Waiting for the mojo (can leave you waiting a long time)
I, like many writers, have what I think of as my ‘writing mojo’. I am sure many of you have experienced the mojo when it is strong – the ideas flow and the words come and the sentences hang together, and you sail through a morning’s writing that leaves you with a pretty brilliant piece of work to send to a supervisor, or build on tomorrow. These mornings are what keep me going, sometimes – knowing that on the days when the mojo seems weaker, days of sunny sailing through writing are still possible, and will come again.
The reality is that most mornings or days of writing are not necessarily like this. They see me slogging away at a measly 100 words, slouched over my computer, getting up every ten minutes because I can’t concentrate for longer, or find the right word, or figure out what I want to say. I agonise over synonyms, and wonder if I have used ‘like’ too many times. I edit, more than I create. It is hard, painful work. It makes me feel frustrated, and inadequate, and slow.
These emotions are difficult to manage. But manage them I must, otherwise the mojo may not return. I am learning that all that slogging is necessary for the brief bright mornings of sailing through my writing to be possible. If I spent all my writing time waiting for the mojo to be strong, and the ideas to flow, I might be waiting a very long time, and I’m not sure I’d get much writing done at all. This, then, is when I need to be workerly in my approach to my writing.
Planning and pragmatism
Being workerly, to me, means being pragmatic, and planning my time as carefully and realistically as I can. It means instead of messing around on email, I need to make myself sit down for two or three pomodoros to read two or three relevant papers and make notes. It means setting myself one task for a morning or a day: writing an introduction, or coding a small set of data, and holding myself to that task until it is done. This, for me, is slogging. It is the work of being an academic writer that is often boring, and tedious (especially coding and transcribing data), and it feels like trudging through treacle because I’m not actually producing something tangible to show for my time spent at my desk (yet).

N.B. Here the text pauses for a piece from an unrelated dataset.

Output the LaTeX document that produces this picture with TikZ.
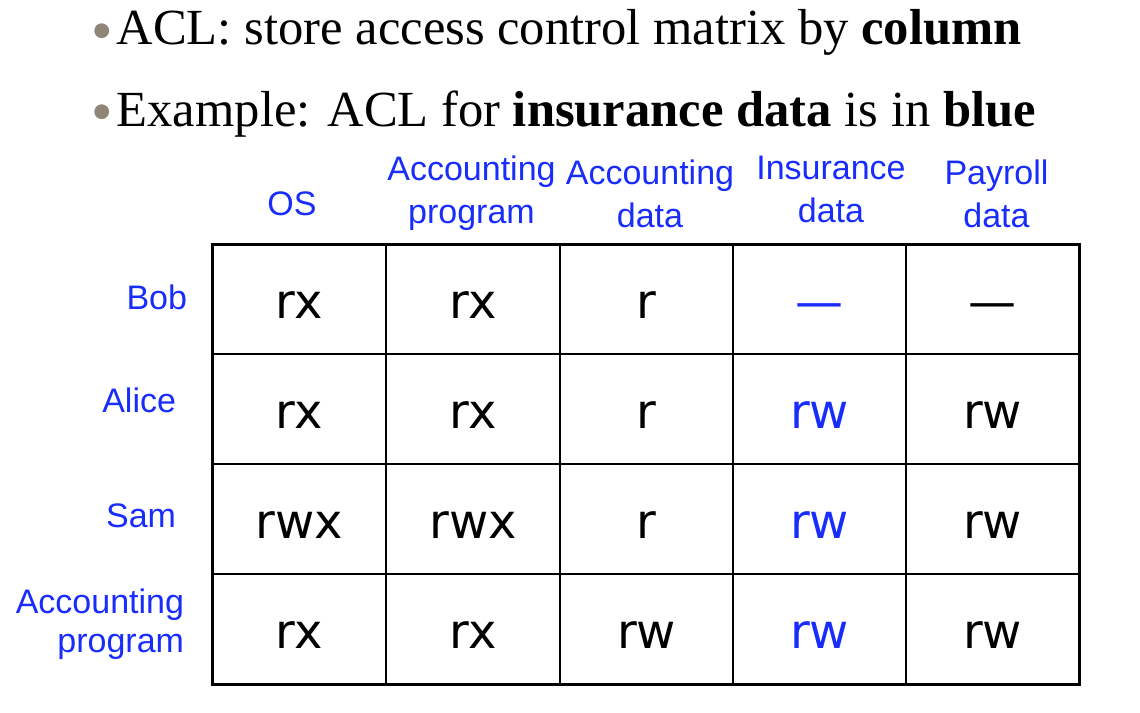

Yet, in the midst of this slogging is where my work ethic is formed and strengthened. The ability to push through the tedium, boredom, frustration and anxiety and continue to do the small tasks that make the mojo stronger and make sailing through the writing possible is part of what it is to be an academic writer. It requires fortitude; sometimes it probably feels like you are being unkind to yourself when you have to make yourself work on part of your paper or PhD on a Saturday morning when the week has been long, and you are tired. But all those little tasks, especially the difficult ones, build your work ethic and your researcher resilience, and they move you forward.
There are no easy answers to building and strengthening a work ethic, especially when you are a part-time student with many other demands on your time and headspace. But it helps me to remember that the mojo isn’t magic: it’s created over time through many small, seemingly unconnected tasks that all add up to a finished project if I sit up straight and slog away.